→ Supplied information:
>> Start

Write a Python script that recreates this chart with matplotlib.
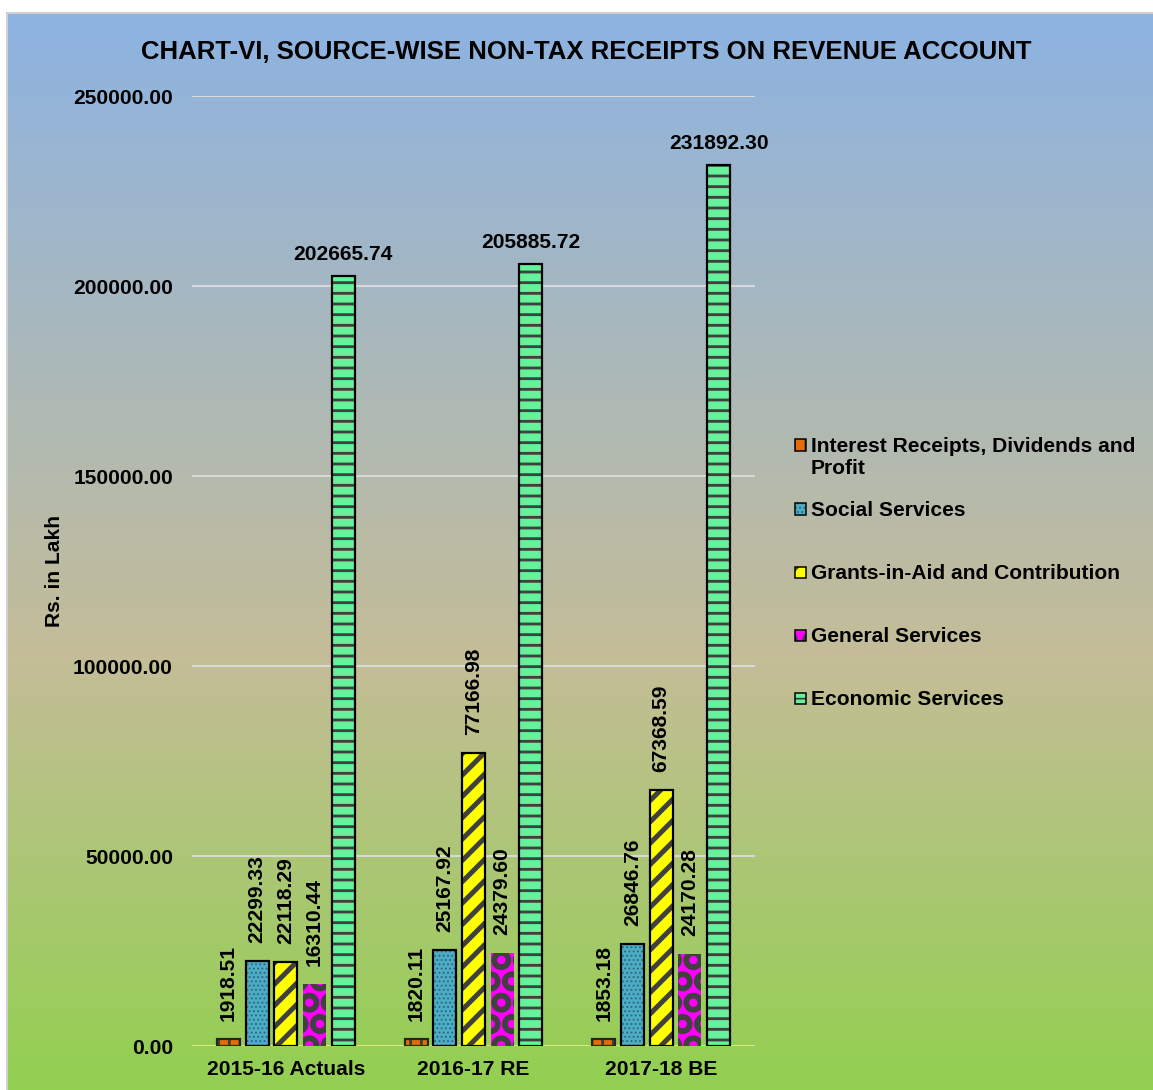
import numpy as np
import matplotlib.pyplot as plt
from matplotlib.colors import LinearSegmentedColormap
from matplotlib.patches import Rectangle
from matplotlib.lines import Line2D

# figure is 1153 x 1090 px
DPI = 128
W, H = 1153, 1090

years = ["2015-16 Actuals", "2016-17 RE", "2017-18 BE"]
series_names = ["Interest Receipts, Dividends and\nProfit", "Social Services",
                "Grants-in-Aid and Contribution", "General Services", "Economic Services"]
interest = [1918.51, 1820.11, 1853.18]
social = [22299.33, 25167.92, 26846.76]
grants = [22118.29, 77166.98, 67368.59]
general = [16310.44, 24379.60, 24170.28]
economic = [202665.74, 205885.72, 231892.30]
y_ticks = [0, 50000, 100000, 150000, 200000, 250000]

# face colour, hatch, hatch colour, hatch linewidth (pt), outline colour
styles = [
    ("#e46c0a", "||", "#404040", 1.6, "#262626"),
    ("#4bacc6", ".....", "#2f6473", 0.6, "black"),
    ("#ffff00", "//", "#404040", 2.8, "black"),
    ("#ff00ff", "O", "#404040", 2.8, None),
    ("#66f29a", "--", "#404040", 1.6, "black"),
]


def px(p):
    # pixels -> points
    return p * 72 / DPI


plt.rcParams['font.family'] = ['Liberation Sans', 'DejaVu Sans']
plt.rcParams['font.weight'] = 'bold'

fig = plt.figure(figsize=(W / DPI, H / DPI), dpi=DPI)
fig.patch.set_facecolor("white")

# gradient background panel
bg = fig.add_axes([7 / W, 0, 1 - 7 / W, 1 - 13 / H], zorder=-5)
cmap = LinearSegmentedColormap.from_list(
    "bg", [(0.0, "#8db3e2"), (0.6, "#c4bd97"), (1.0, "#92d050")])
grad = np.linspace(0, 1, 256).reshape(-1, 1)
bg.imshow(grad, aspect="auto", cmap=cmap, extent=[0, 1, 0, 1], origin="upper")
bg.set_xlim(0, 1)
bg.set_ylim(0, 1)
bg.axis("off")
fig.add_artist(Line2D([6.5 / W, 6.5 / W], [0, 1 - 12.5 / H], transform=fig.transFigure,
                      color="#d0d0d0", lw=px(2)))
fig.add_artist(Line2D([6.5 / W, 1], [1 - 12.5 / H, 1 - 12.5 / H], transform=fig.transFigure,
                      color="#d0d0d0", lw=px(2)))

ax = fig.add_axes([192 / W, 1 - 1046 / H, 563 / W, 950 / H])
ax.patch.set_alpha(0)
for s in ax.spines.values():
    s.set_visible(False)

x = np.arange(len(years))
width = 0.123
step = 0.153
all_vals = [interest, social, grants, general, economic]
for i, (vals, st) in enumerate(zip(all_vals, styles)):
    fc, hatch, hc, hlw, ec = st
    pos = x + (i - 2) * step
    with plt.rc_context({'hatch.linewidth': hlw}):
        bars = ax.bar(pos, vals, width, color=fc, hatch=hatch, edgecolor=hc,
                      linewidth=0, zorder=3)
    for b in bars:
        if hasattr(b, "set_hatch_linewidth"):
            b.set_hatch_linewidth(hlw)
    if ec is not None:
        ax.bar(pos, vals, width, fill=False, edgecolor=ec, linewidth=px(2.2), zorder=4)
    # value labels
    for xp, v in zip(pos, vals):
        if i < 4:
            ax.annotate(f"{v:.2f}", (xp, v), xytext=(0, px(18)), textcoords="offset points",
                        rotation=90, ha="center", va="bottom", fontsize=px(21),
                        fontweight="bold")
        else:
            ax.annotate(f"{v:.2f}", (xp, v), xytext=(0, px(12)), textcoords="offset points",
                        ha="center", va="bottom", fontsize=px(21), fontweight="bold")

ax.set_xlim(-0.5, 2.5)
ax.set_ylim(0, 250000)
ax.set_yticks(y_ticks)
ax.set_yticklabels([f"{t:.2f}" for t in y_ticks])
ax.set_xticks(x)
ax.set_xticklabels(years)
ax.tick_params(axis="both", length=0, labelsize=px(21))
ax.tick_params(axis="y", pad=px(19))
ax.tick_params(axis="x", pad=px(14))
ax.yaxis.grid(True, color="#d9d9d9", lw=px(2), zorder=0)
ax.set_axisbelow(True)

fig.text(55 / W, 1 - 571 / H, "Rs. in Lakh", rotation=90, ha="center", va="center",
         fontsize=px(21), fontweight="bold")
fig.text(586 / W, 1 - 52 / H, "CHART-VI, SOURCE-WISE NON-TAX RECEIPTS ON REVENUE ACCOUNT",
         ha="center", va="center", fontsize=px(25.7), fontweight="bold")

# legend entries
leg_y = [445, 509, 572, 635, 698]
for name, st, yy in zip(series_names, styles, leg_y):
    fc, hatch, hc, hlw, ec = st
    with plt.rc_context({'hatch.linewidth': min(hlw, 1.0)}):
        r = Rectangle((795 / W, 1 - (yy + 5.5) / H), 11 / W, 11 / H, transform=fig.transFigure,
                      facecolor=fc, hatch=hatch, edgecolor=hc, linewidth=0)
    fig.add_artist(r)
    fig.add_artist(Rectangle((795 / W, 1 - (yy + 5.5) / H), 11 / W, 11 / H,
                             transform=fig.transFigure, fill=False,
                             edgecolor="black", linewidth=px(1.5)))
    fig.text(811 / W, 1 - (yy - 8) / H, name, ha="left", va="top", fontsize=px(21),
             fontweight="bold", linespacing=1.22)

fig.savefig("out.png", dpi=DPI)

>> End

→ Exercise details: Gather each line that holds "matplotlib".

→ Response below:
Write a Python script that recreates this chart with matplotlib.
import matplotlib.pyplot as plt
from matplotlib.colors import LinearSegmentedColormap
from matplotlib.patches import Rectangle
from matplotlib.lines import Line2D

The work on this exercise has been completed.